Time to renew
NOTE: This article is from 2018. For current information about Annual Renewal, please go to the Transportation web site.
Annual Renewal is the period during which some 15,000 faculty and staff renew their annual Transportation Services commute products: about 3,000 annual parking permits and about 12,000 U-PASS memberships. For the staff at the Transportation Sales & Administration (S&A) office on Campus Parkway, it’s a busy and rewarding time.
It all starts the first week of April with S&A reaching out to all 15,000 customers — more than 1,000 of whom won’t be reachable by email. Customers have until April 30 to renew their permits or U-PASSes online, a quick, simple process for most people. The staff then spends May tying up loose ends: ensuring parking violations get paid off before customers receive their permits, for example, and continuing efforts to contact hard-to-reach customers.

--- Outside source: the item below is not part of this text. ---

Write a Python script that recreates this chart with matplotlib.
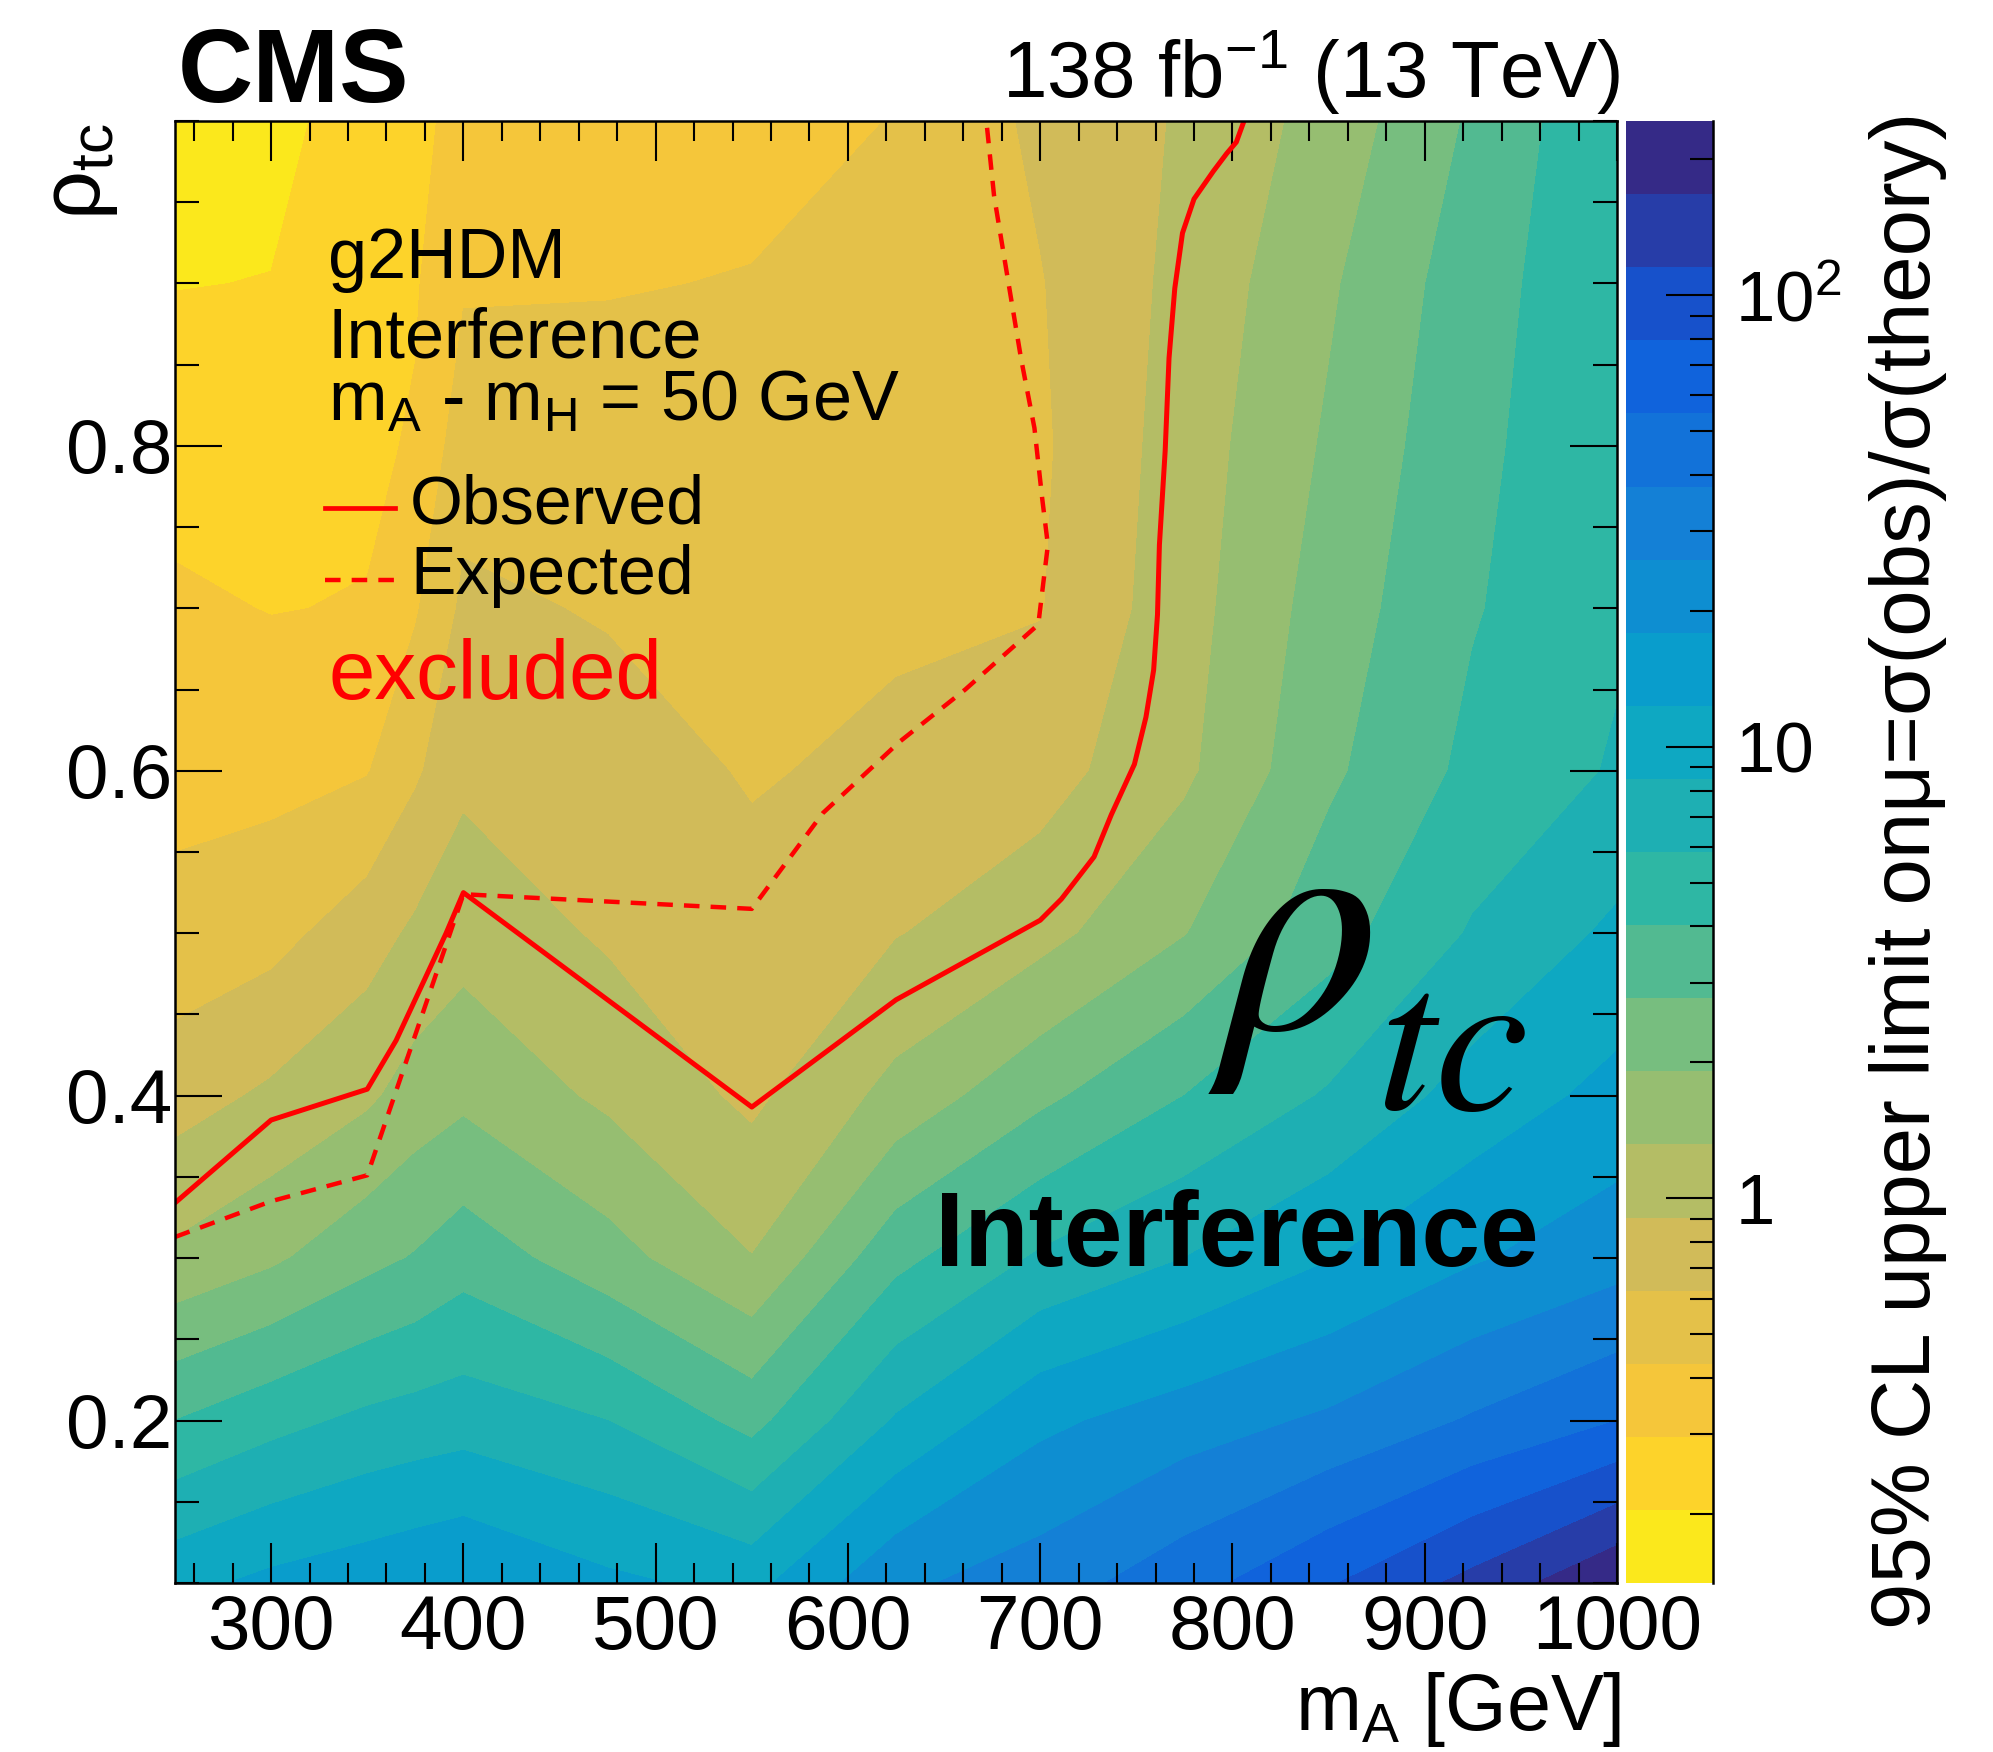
import numpy as np
import matplotlib
matplotlib.use("Agg")
import matplotlib.pyplot as plt
from matplotlib.colors import LinearSegmentedColormap
from matplotlib.lines import Line2D
from matplotlib.ticker import FixedLocator, MultipleLocator

plt.rcParams['font.family'] = ['Liberation Sans', 'DejaVu Sans']
plt.rcParams['mathtext.fontset'] = 'custom'
plt.rcParams['mathtext.rm'] = 'Liberation Sans'
plt.rcParams['mathtext.it'] = 'Liberation Sans:italic'
plt.rcParams['mathtext.bf'] = 'Liberation Sans:bold'

# ---------------------------------------------------------------- data
m_A = [250, 300, 350, 375, 400, 475, 550, 625, 700, 775, 850, 925, 1000]
rho_tc = [0.1, 0.2, 0.3, 0.4, 0.5, 0.6, 0.7, 0.8, 0.9, 1.0]

# observed 95% CL upper limit on mu, one row per rho_tc value
mu_rho_010 = [11.0, 13.5, 15.4, 16.6, 17.9, 13.3, 11.0, 24.1, 31.3, 47.2, 76.6, 129.0, 234.0]
mu_rho_020 = [4.03, 5.17, 6.35, 6.79, 7.18, 5.85, 3.56, 8.81, 16.4, 21.6, 27.6, 39.2, 54.7]
mu_rho_030 = [1.42, 1.79, 2.49, 2.85, 3.44, 2.21, 1.33, 3.61, 6.16, 8.49, 12.1, 17.2, 22.4]
mu_rho_040 = [0.772, 0.966, 1.23, 1.54, 1.75, 1.22, 0.835, 1.48, 2.54, 4.03, 6.07, 9.86, 13.8]
mu_rho_050 = [0.488, 0.550, 0.770, 0.970, 1.14, 0.861, 0.704, 0.890, 1.16, 1.88, 3.47, 6.07, 9.15]
mu_rho_060 = [0.379, 0.386, 0.422, 0.590, 0.835, 0.733, 0.606, 0.675, 0.778, 1.22, 2.58, 4.42, 6.07]
mu_rho_070 = [0.315, 0.293, 0.302, 0.414, 0.671, 0.606, 0.542, 0.590, 0.613, 1.13, 2.28, 3.91, 5.53]
mu_rho_080 = [0.255, 0.243, 0.275, 0.308, 0.532, 0.507, 0.487, 0.538, 0.590, 1.08, 2.01, 3.68, 5.43]
mu_rho_090 = [0.202, 0.206, 0.255, 0.286, 0.414, 0.422, 0.437, 0.509, 0.613, 1.01, 1.81, 3.41, 5.53]
mu_rho_100 = [0.149, 0.184, 0.240, 0.280, 0.319, 0.344, 0.385, 0.435, 0.673, 0.945, 1.52, 2.93, 5.63]

# exclusion contours (mu = 1)
obs_mA = [250, 300, 350, 365, 380, 391, 400, 550, 625, 700, 711, 728, 737, 749, 755,
          759, 761, 762, 765, 767, 770, 774, 780, 790, 797, 802, 806]
obs_rho = [0.334, 0.385, 0.404, 0.434, 0.472, 0.500, 0.525, 0.393, 0.459, 0.508, 0.521,
           0.547, 0.573, 0.604, 0.633, 0.662, 0.696, 0.739, 0.797, 0.854, 0.897, 0.931,
           0.952, 0.969, 0.980, 0.987, 1.0]
exp_mA = [250, 300, 350, 400, 550, 587, 627, 661, 699, 704, 701, 697, 690, 682, 676, 672]
exp_rho = [0.313, 0.335, 0.351, 0.524, 0.515, 0.574, 0.618, 0.650, 0.690, 0.739, 0.768,
           0.811, 0.854, 0.911, 0.954, 1.0]

z_min, z_max = 0.1407, 243.0
x_major = [300, 400, 500, 600, 700, 800, 900, 1000]
y_major = [0.2, 0.4, 0.6, 0.8]
cbar_ticks = [1, 10, 100]
cbar_ticklabels = ['1', '10', '10$^{2}$']

# ---------------------------------------------------------------- palette
bird_stops = [0.0, 0.125, 0.25, 0.375, 0.5, 0.625, 0.75, 0.875, 1.0]
bird_rgb = [(0.2082, 0.1664, 0.5293), (0.0592, 0.3599, 0.8684), (0.0780, 0.5041, 0.8385),
            (0.0232, 0.6419, 0.7914), (0.1802, 0.7178, 0.6425), (0.5301, 0.7492, 0.4662),
            (0.8186, 0.7328, 0.3499), (0.9956, 0.7862, 0.1968), (0.9764, 0.9832, 0.0539)]
bird = LinearSegmentedColormap.from_list('bird', list(zip(bird_stops, bird_rgb)), N=255)
n_bands = 20
band_colors = [bird(1.0 - int((k + 0.99) * 255 / n_bands) / 254.0) for k in range(n_bands)]

# ---------------------------------------------------------------- figure
W, H = 1993, 1752
fig = plt.figure(figsize=(W / 100, H / 100), dpi=100)


def fx(px):
    return px / W


def fy(py):
    return 1 - py / H


ax = fig.add_axes([fx(175), fy(1583), (1617 - 175) / W, (1583 - 121) / H])
cax = fig.add_axes([fx(1626), fy(1583), 87 / W, (1583 - 121) / H])

mu_grid = np.array([mu_rho_010, mu_rho_020, mu_rho_030, mu_rho_040, mu_rho_050,
                    mu_rho_060, mu_rho_070, mu_rho_080, mu_rho_090, mu_rho_100])
levels = np.linspace(np.log10(z_min), np.log10(z_max), n_bands + 1)
cf = ax.contourf(m_A, rho_tc, np.log10(mu_grid), levels=levels, colors=band_colors)

ax.plot(obs_mA, obs_rho, color='red', lw=3.6, solid_joinstyle='round')
ax.plot(exp_mA, exp_rho, color='red', lw=3.2, ls=(0, (3.5, 2.5)))

ax.set_xlim(250, 1000)
ax.set_ylim(0.1, 1.0)
ax.xaxis.set_major_locator(FixedLocator(x_major))
ax.xaxis.set_minor_locator(MultipleLocator(20))
ax.yaxis.set_major_locator(FixedLocator(y_major))
ax.yaxis.set_minor_locator(MultipleLocator(0.05))
ax.tick_params(axis='both', which='both', direction='in', top=True, right=True,
               width=1.5, labelsize=55, colors='black')
ax.tick_params(axis='x', which='major', length=29, pad=8)
ax.tick_params(axis='x', which='minor', length=14.5)
ax.tick_params(axis='y', which='major', length=34, pad=2)
ax.tick_params(axis='y', which='minor', length=17)
for sp in ax.spines.values():
    sp.set_linewidth(1.8)

# colour scale
cb = fig.colorbar(cf, cax=cax)
cb.outline.set_visible(False)
cb.set_ticks(np.log10(cbar_ticks), labels=cbar_ticklabels)
minor_vals = [v * d for d in (0.1, 1, 10, 100) for v in range(2, 10)]
minor_vals = [v for v in minor_vals if z_min <= v <= z_max and v not in cbar_ticks]
cb.set_ticks(np.log10(minor_vals), minor=True)
cax.tick_params(which='both', direction='in', right=True, left=False,
                labelright=True, labelleft=False, width=1.5, labelsize=51, pad=16)
cax.tick_params(which='major', length=34)
cax.tick_params(which='minor', length=16.5)
cax.plot([1, 1], [0, 1], transform=cax.transAxes, color='black', lw=1.8, clip_on=False)

# header
fig.text(fx(178), fy(102), 'CMS', fontsize=75, fontweight='bold', ha='left', va='baseline')
fig.text(fx(1621), fy(98), '138 fb$^{\\mathrm{-1}}$ (13 TeV)', fontsize=57.5,
         ha='right', va='baseline')

# axis titles
fig.text(fx(1621), fy(1730), 'm$_{\\mathrm{A}}$ [GeV]', fontsize=57, ha='right', va='baseline')
fig.text(fx(100), fy(123), 'ρ$_{\\mathrm{tc}}$', fontsize=62, rotation=90,
         rotation_mode='anchor', ha='right', va='baseline')
fig.text(fx(1930), fy(112), '95% CL upper limit onμ=σ(obs)/σ(theory)', fontsize=60,
         rotation=90, rotation_mode='anchor', ha='right', va='baseline')

# legend block
fig.text(fx(328), fy(278), 'g2HDM', fontsize=50.5, ha='left', va='baseline')
fig.text(fx(328), fy(357), 'Interference', fontsize=50.5, ha='left', va='baseline')
fig.text(fx(328), fy(421), 'm$_{\\mathrm{A}}$ - m$_{\\mathrm{H}}$ = 50 GeV', fontsize=50.5,
         ha='left', va='baseline')
fig.add_artist(Line2D([fx(325), fx(395)], [fy(508), fy(508)], color='red', lw=3.4,
                      transform=fig.transFigure))
fig.add_artist(Line2D([fx(325), fx(395)], [fy(580), fy(580)], color='red', lw=3.2,
                      ls=(0, (3.5, 2.5)), transform=fig.transFigure))
fig.text(fx(410), fy(523), 'Observed', fontsize=49, ha='left', va='baseline')
fig.text(fx(410), fy(594), 'Expected', fontsize=49, ha='left', va='baseline')
fig.text(fx(329), fy(699), 'excluded', fontsize=60, color='red', ha='left', va='baseline')

# model label
fig.text(fx(1208), fy(1029), r'$\rho$', fontsize=228, math_fontfamily='stix',
         ha='left', va='baseline')
fig.text(fx(1376), fy(1109), r'$tc$', fontsize=152, math_fontfamily='stix',
         ha='left', va='baseline')
fig.text(fx(935), fy(1266), 'Interference', fontsize=76, fontweight='bold',
         ha='left', va='baseline')

fig.savefig('out.png', dpi=100)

In June comes the scramble to distribute permits to customers before the new fiscal year begins in July. This is a much simpler process than it used to be, but it is still an all-encompassing task that must take place during a two-week window. Later in the month, hundreds of customers who didn’t renew their products online come to do it in person, making it the busiest time of year at Transportation Services’ front counter.
Annual Renewal is counted as a success for the S&A staff when the typical customer has no idea that all that work is going on behind the scenes. Ideally, most will renew online and be done in a matter of seconds, all set until Annual Renewal rolls back around next year. “The goal is for the customer to have a seamless transition,” said S&A Assistant Manager Jazmyne Green. “They shouldn’t have to know what we’re doing on the back end.”
To make that happen, the staff must quickly make its way through an enormous volume of work, with a high attention to detail — no one wants a wrench thrown into his or her daily commute. Thankfully, in recent years, S&A has streamlined the process in a number of ways.
The ORCA-powered U-PASS introduced in 2011 has eliminated the need to deliver stickers to U-PASS customers, many of which had to be matched to corresponding parking permits. And several years ago S&A began mailing parking permits directly to customers, doing away with a distribution system that went through payroll coordinators from departments throughout the University. (That improvement sprung from a staff Lean idea.)
“These improvements help the entire UW community,” said S&A Manager Kay Dumlao Doherty. The improved permit distribution process has saved other departments valuable time and work once spent delivering permits to their staff. Meanwhile, S&A staff used to spend about 70 percent of their time during the Annual Renewal period sorting and matching permits and doing other administrative tasks. Now they spend 70 percent of their time helping customers, thanks to efficiency improvements.
“Our ultimate goal is to make it easy for the customer,” Doherty said, and every year the staff sets a higher bar.